The Call of Christmas

We all have traditions wrapped around the Christmas season. For some of us, the holiday brings memories of peppermint and twinkling lights and family faces we see all too seldom. But for others, the lights and the smells and the sounds bring up the hurt of broken childhoods, damaged relationships, or the bits of life that grind our souls into a fine powder.

In the middle of all the tradition, the emotions, or the routine, it’s easy to let the story of Jesus’s birth melt like a marshmallow in hot chocolate into the rest of the hubbub. Luke’s version of Jesus’s arrival can feel all too familiar, and in that familiarity we can lose sight of what Luke was trying to say all along.

That first Christmas so long ago, men and women woke up to what they thought was a normal day. And it turned out to be anything but normal. They were swept up into the whirlwind of ancient promises coming to life. Promises that reversed the fortunes of the destitute, brought hope to the hopeless, and peace to a world screaming for the blood of enemies. In the end, what mattered wasn’t that they became a part of the story, but what they did with their small role. Zechariah doubted but couldn’t grasp the gravity of his own son’s role and eventually understood that trust is better even when it feels blind. Elizabeth chose to use her blessed part in the story to bless others. Mary accepted a difficult role and modeled faithful obedience to everyone around her.
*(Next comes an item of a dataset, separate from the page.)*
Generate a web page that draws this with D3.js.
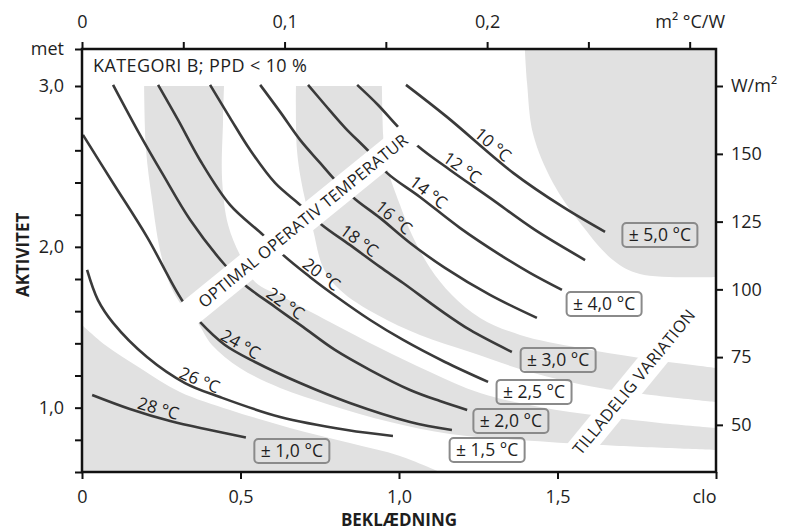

The shepherds chose to put their livelihoods at risk in order to announce the coming of God’s promised peacemaker. And the elderly Simeon and Anna waited to simply meet the one who would change everything.

In the end, what mattered wasn’t that they became a part of the story, but what they did with their small role.

That’s the call of Christmas. Something happened long ago, but the ripples of Jesus’s story—his life and death and resurrection—still splash against the shore of the here–and–now. Those ripples touch on each of our lives whether we want them to or not. Whether Christmas brings joy or pain, we cannot escape the tug of the wind pulling us into Jesus’s story. The question is simple: Will you let yourself get pulled in? To become part of his story?

What will you do with the promised one?